5. OWNERSHIP AND CONFIDENTIAL INFORMATION
KDM ANALYTICS or its licensors own the Software under copyright, trade secret and all other laws that may apply. All product names, designs, and logos associated with the Software are trademarks of KDM ANALYTICS. The source code of the Software and all information regarding the design, structure or internal operation of the Software are valuable trade secrets of KDM ANALYTICS or third parties with which KDM ANALYTICS has licensing arrangements (“Confidential Information”), provided however, that “Confidential Information” shall not include information which otherwise would be Confidential Information to the extent that such information was publicly known or otherwise known to User previously to the time of disclosure, which subsequently became known through no act or omission by User, or which otherwise became known to User other than through disclosure by KDM ANALYTICS without violation of any party’s obligations to KDM ANALYTICS. User shall not sell, transfer, publish, disclose, display or otherwise permit access to any Confidential Information by any third party, nor use any of the Confidential Information, except strictly as part of the Software in the form originally distributed by KDM ANALYTICS.

6. LIMITED WARRANTY
The software and related documentation are provided “as is”, without warranty of any kind. KDM ANALYTICS disclaims all warranties, express, or implied, including, but not limited to, the implied warranties of design, merchantability, or fitness for a particular purpose. KDM ANALYTICS does not warrant that the functions contained in the software or documentation will meet User’s requirements, or that the operation of the software will be error-free, complete, or that defects in the software or documentation will be corrected.

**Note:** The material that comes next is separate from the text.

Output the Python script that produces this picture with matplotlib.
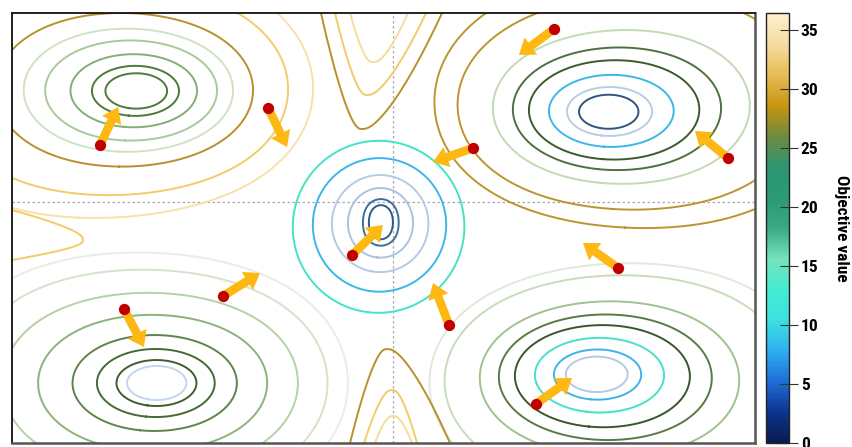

7. LIMITATION OF LIABILITY

a. KDM ANALYTICS shall not be liable for any indirect, special, incidental and/or consequential damages, including punitive or multiple damages, or any failure to realize expected savings, loss of data, equipment downtime, loss of use, loss of goodwill or loss of revenue or profit suffered by the USER for any reason, nor for any claim against the USER by any third party for damages of any kind which arise from or in connection with the delivery, use, or performance of the Software or the Documentation.
b. KDM ANALYTICS shall only be liable for the USER’s direct proven damages which arise from or are in connection with the delivery, use or performance of the Software and/or Documentation, provided that in no event shall KDM ANALYTICS’ total cumulative liability for all costs, losses and damages exceed the amount paid by the USER to KDM ANALYTICS pursuant to this agreement for the Software. The foregoing limitations and exclusions of liability shall apply even if KDM ANALYTICS had been advised of the possibility of any such costs, losses or damages or knew or ought to have known of such costs, losses or damages and shall apply regardless of whether the action arose in contract, including, without limitation, from a fundamental breach, or breach of a condition, fundamental term or warranty, or in tort (including, without limitation negligence) or otherwise. The foregoing provisions limiting the liability of KDM ANALYTICS shall also apply to its officers, directors, employees, and agents as trust provisions for the benefit of such officers, directors, employees, and agents and shall be enforceable by such persons as trust beneficiaries.
c. USER acknowledges that the results of the KDM ANALYTICS Software depend on the data provided by USER for use with the (the “Data”). USER shall bear full responsibility for the accuracy of the Data used with the Software. USER acknowledges that the Software is a tool to assist personnel in the analysis of software code and is not a substitute for personnel with expertise in such analysis.

8. RESTRICTED RIGHTS
If the rights granted hereunder are acquired by or on behalf of the U.S. Government, then this provision applies. The Software
a. was developed at private expense, is existing computer software and no part of it was developed with government funds,
b. is “restricted computer software” licensed in accordance with restricted rights provisions of subparagraphs (a) through (d) of the Commercial Computer Software-Restricted Rights clause FAR 52.227-19 and its successors,
c. is unpublished and all rights are reserved under the copyrights laws of the United States. Use, duplication, or disclosure by the U.S. Government is also subject to restrictions as set forth herein and in DFARS 227.7202-1(a) and 227.7202-3(a) (1995), DFARS 252.227-7013(c)(1)(ii) (Oct 1988), FAR 12.212(a) 1995, or FAR 52.227-14, as applicable. Only rights to the Software set forth in this License Agreement are provided. Contractor/manufacturer is KDM ANALYTICS, 2711 Centerville Road Suite 400, Wilmington, Delaware, United States of America 19808.

9. GENERAL
a. NON-WAIVER. No waiver by either of the parties hereto of any breach of any condition, covenant or term hereof shall be effective unless it is in writing and it shall not constitute a waiver of such condition, covenant or term except in respect of the particular breach giving rise to such waiver.
b. ENTIRE AGREEMENT. This agreement contains the whole of the agreement between the parties hereto concerning the matters provided for herein and there are no collateral or precedent representations, warranties, agreements or conditions not specifically set forth in this agreement and none have been relied on by either party as an inducement to enter into this agreement. This agreement supersedes any prior proposal, representation or understanding between the parties hereto.
c. NON-MODIFICATION, No modification, amendment or variation of this agreement shall be of effect or binding upon the parties hereto unless agreed to in writing by them.
d. LAW AND JURISDICTION. This agreement shall be governed by the laws of the province of Ontario and the laws of Canada applicable therein. The United Nations Convention on the International Sale of Goods shall not apply to this agreement or the transactions contemplated hereunder.
e. LANGUAGE This agreement has been prepared and drawn up in the English language. In the event that this agreement is translated into any other language and in the event of a discrepancy in the interpretation between the English text and the text of the other language, the English text shall govern.
f. SEVERABILITY If any provision of this agreement is declared by a court of competent jurisdiction to be invalid, illegal or unenforceable, such provision shall be severed from this agreement and the remaining provisions shall continue in full force and effect.
g. HEIRS AND ASSIGNS. This Agreement shall be binding on and shall inure to the benefit of the heirs, executors, administrators, successors and assigns of the parties hereto, but nothing in this paragraph shall be construed as a consent by KDM ANALYTICS to any assignment of this agreement except as provided hereinabove.